What parenting blogs give readers is the messy experience inbetween. I personally find it comforting to be told you aren’t crazy (you are sleep-deprived); that it’s fine if you occasionally want to run screaming from the house (just make sure you come back); and that if motherhood doesn’t fill you with maternal bliss every minute of every day, that’s also okay. You’re not a failed mother, or a bad mother, you’re simply normal.
One of Australia’s better-known bloggers, Eden Riley, offers a healthy dose of lived experience, writing candidly about her “ridiculous childhood, being a mother, a stepmother, a recovering alcoholic and drug addict”. Riley, who wields the kind of clout that got her an interview with former prime minister Julia Gillard, says:
We live in such an airbrushed, politically correct and ‘safe’ world. I’m completely comfortable writing on the Internet about the dark side to life. People respond fiercely. So I make an effort to keep pushing myself and my boundaries, asking questions and punching the world.

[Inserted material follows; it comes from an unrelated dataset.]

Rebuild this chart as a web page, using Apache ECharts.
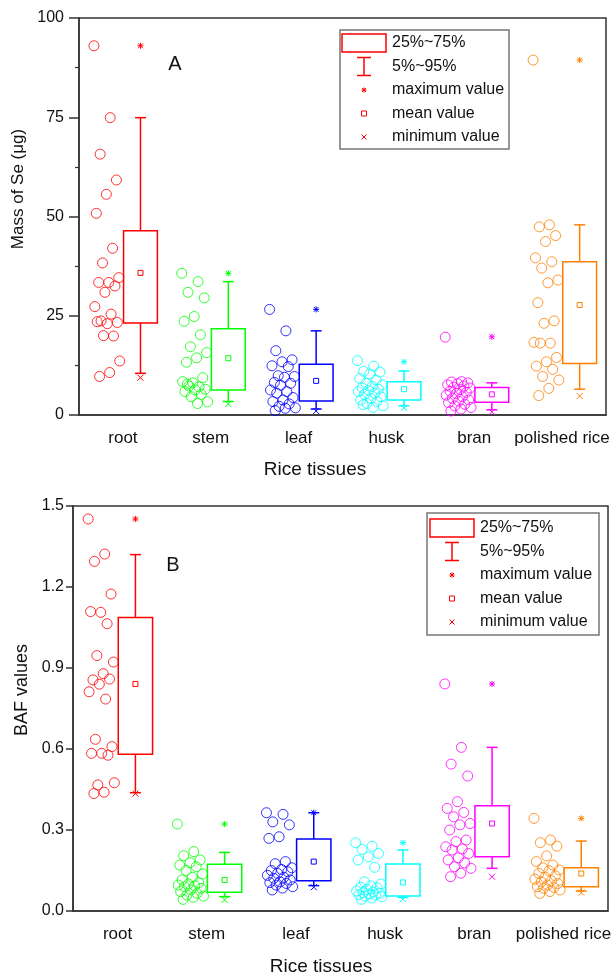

Also taking a axe to the motherhood myth, the beauty myth and the fashion myth is Danimezza, a self-described “116kgs, 170cm, size 20” glossy magazine addict. Her anarchic photographic explorations of “seriously curvy fashion” once scored her a spread in Italian Vogue — pictured with the words “F*ck Flattering” emblazoned on her t-shirt.

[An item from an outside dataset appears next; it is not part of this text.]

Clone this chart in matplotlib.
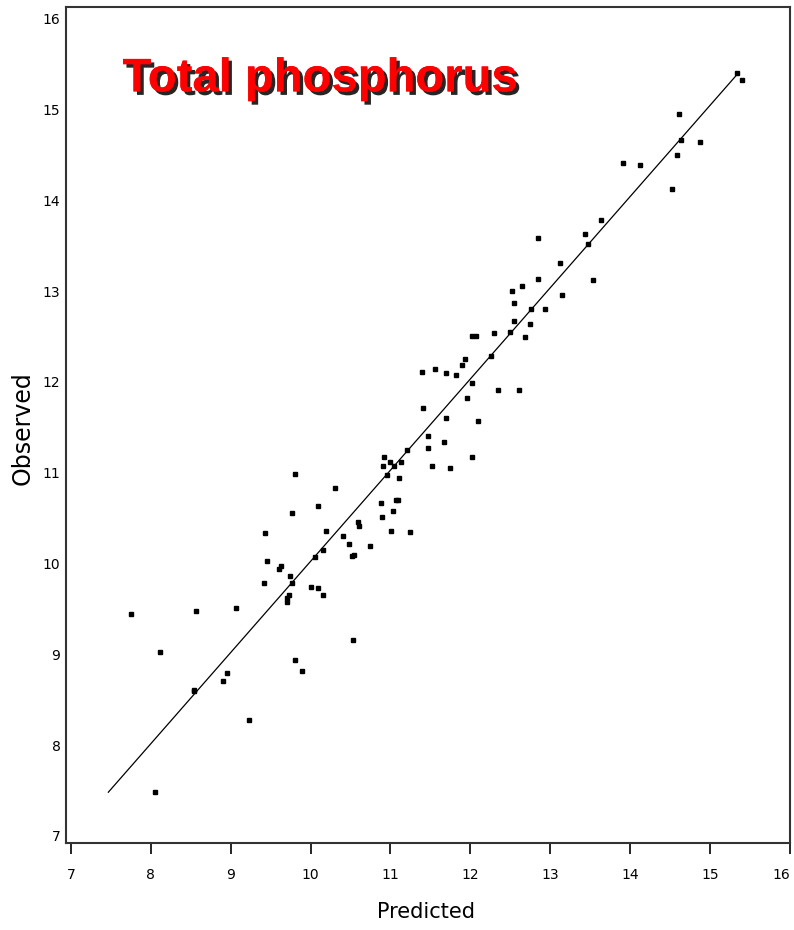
import matplotlib
matplotlib.use('Agg')
import matplotlib.pyplot as plt
import matplotlib.patheffects as pe

# observed vs predicted total phosphorus
predicted = [15.33, 15.40, 14.61, 14.64, 14.87, 14.58, 13.91, 14.12, 14.52, 13.63,
             13.44, 13.47, 12.84, 13.12, 13.53, 12.84, 12.65, 12.52, 12.55, 13.14,
             12.93, 12.76, 12.54, 12.75, 12.02, 12.07, 12.30, 12.50, 12.68, 12.26,
             11.93, 11.90, 11.40, 11.56, 11.70, 11.82, 12.02, 12.35, 12.61, 11.96,
             11.41, 11.70, 12.09, 11.47, 11.67, 11.47, 11.21, 10.92, 11.00, 11.13,
             10.91, 11.05, 11.52, 11.75, 12.02, 10.96, 11.11, 9.80, 10.31, 10.09,
             9.77, 10.88, 11.07, 11.10, 11.03, 10.89, 10.59, 10.61, 11.01, 11.24,
             10.19, 9.43, 10.41, 10.48, 10.74, 10.16, 10.06, 10.54, 10.52, 9.46,
             9.63, 9.61, 9.74, 9.77, 9.42, 10.01, 10.09, 10.16, 9.73, 9.71,
             9.70, 9.07, 8.57, 7.75, 10.53, 8.12, 9.80, 9.89, 8.96, 8.91,
             8.54, 8.54, 9.23, 8.05]
observed = [15.40, 15.33, 14.95, 14.67, 14.64, 14.50, 14.41, 14.39, 14.13, 13.78,
            13.63, 13.52, 13.59, 13.31, 13.12, 13.13, 13.06, 13.00, 12.87, 12.96,
            12.80, 12.80, 12.67, 12.64, 12.51, 12.51, 12.54, 12.55, 12.49, 12.28,
            12.25, 12.19, 12.11, 12.14, 12.10, 12.08, 11.99, 11.91, 11.91, 11.82,
            11.71, 11.60, 11.57, 11.40, 11.34, 11.27, 11.25, 11.17, 11.12, 11.12,
            11.07, 11.07, 11.07, 11.05, 11.17, 10.97, 10.94, 10.98, 10.83, 10.63,
            10.56, 10.67, 10.70, 10.70, 10.58, 10.51, 10.46, 10.41, 10.36, 10.35,
            10.36, 10.33, 10.30, 10.21, 10.19, 10.15, 10.07, 10.09, 10.08, 10.03,
            9.97, 9.94, 9.86, 9.79, 9.78, 9.74, 9.73, 9.65, 9.65, 9.62,
            9.58, 9.51, 9.48, 9.44, 9.16, 9.02, 8.94, 8.81, 8.79, 8.70,
            8.61, 8.59, 8.27, 7.48]

# fitted line end points
fit_x = [7.47, 15.36]
fit_y = [7.48, 15.41]

ticks = list(range(7, 17))

fig = plt.figure(figsize=(7.94, 9.30), dpi=100)
ax = fig.add_axes([0.0831, 0.0935, 0.912, 0.899])

ax.plot(fit_x, fit_y, color='black', linewidth=0.9)
ax.plot(predicted, observed, linestyle='none', marker='s', markersize=3.4,
        color='black')

ax.set_xlim(6.94, 16.0)
ax.set_ylim(6.92, 16.13)
ax.set_xticks(ticks)
ax.set_yticks(ticks)
ax.set_xticklabels([str(t) for t in ticks], fontsize=10)
ax.set_yticklabels([str(t) for t in ticks], fontsize=10)
ax.tick_params(axis='x', direction='out', length=8, width=1.2, pad=10)
ax.tick_params(axis='y', length=0, pad=4)
# last x label sits on the figure edge, keep it inside
ax.get_xticklabels()[-1].set_horizontalalignment('right')
for s in ax.spines.values():
    s.set_linewidth(1.5)
    s.set_color('#333333')

fig.text(0.536, 0.019, 'Predicted', fontsize=15, ha='center', va='center')
fig.text(0.029, 0.540, 'Observed', fontsize=17, rotation=90,
         ha='center', va='center')

ax.text(0.078, 0.899, 'Total phosphorus', transform=ax.transAxes,
        family=['Liberation Sans', 'DejaVu Sans'], fontweight='bold',
        fontsize=34, color='#ff0000', ha='left', va='baseline',
        path_effects=[pe.withSimplePatchShadow(offset=(2.5, -2.5),
                                               shadow_rgbFace='black',
                                               alpha=0.85),
                      pe.Normal()])

fig.savefig('out.png', dpi=100)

Daddy bloggers are also a growing presence on the internet. The popularity of stay-at-home dad blogs like Reservoir Dad is surging. Reservoir Dad says:
In the past, I feared becoming one of the world’s commonalities – a 40-ish Dad, living in a suburban home, with wife and kids, waking up, eating Doritos, falling asleep.
Now he writes about his “children’s birthdays, my fears for them, the joy they fill me with” — in between promoting Skylanders for Wii and other items.
The rise of a blogging industry
In Australia, the industrial aspects of blogging go largely unscrutinised. Some bloggers go to great lengths to disclose promotional content, but others are less forthcoming. It is left to the cynical reader to suspect there may be an element of convenience in reports that your child has an ongoing obsession with a brand-name toy that you are being paid to promote.
This, for example, is the disclosure statement found at Baby Mac:
This blog accepts forms of cash advertising, sponsorship, paid insertions or other forms of compensation. The compensation received may influence the advertising content, topics or posts made in this blog. That content, advertising space or post may not always be identified as paid or sponsored content.
Parenting blogs are attractive to brands looking to invest their products with an aura of “authentic experience”, especially as audiences become increasingly cynical about advertising in other media. Products are inserted into genuine parents’ conversations — that is, within relationships that are meaningful to people — and those conversations can be manipulated to sell products back to parents.
The presence of marketing in mothers’ conversations is already having an impact on the kinds of conversations being had, so this blogging phenomenon may not be as liberating as it seems.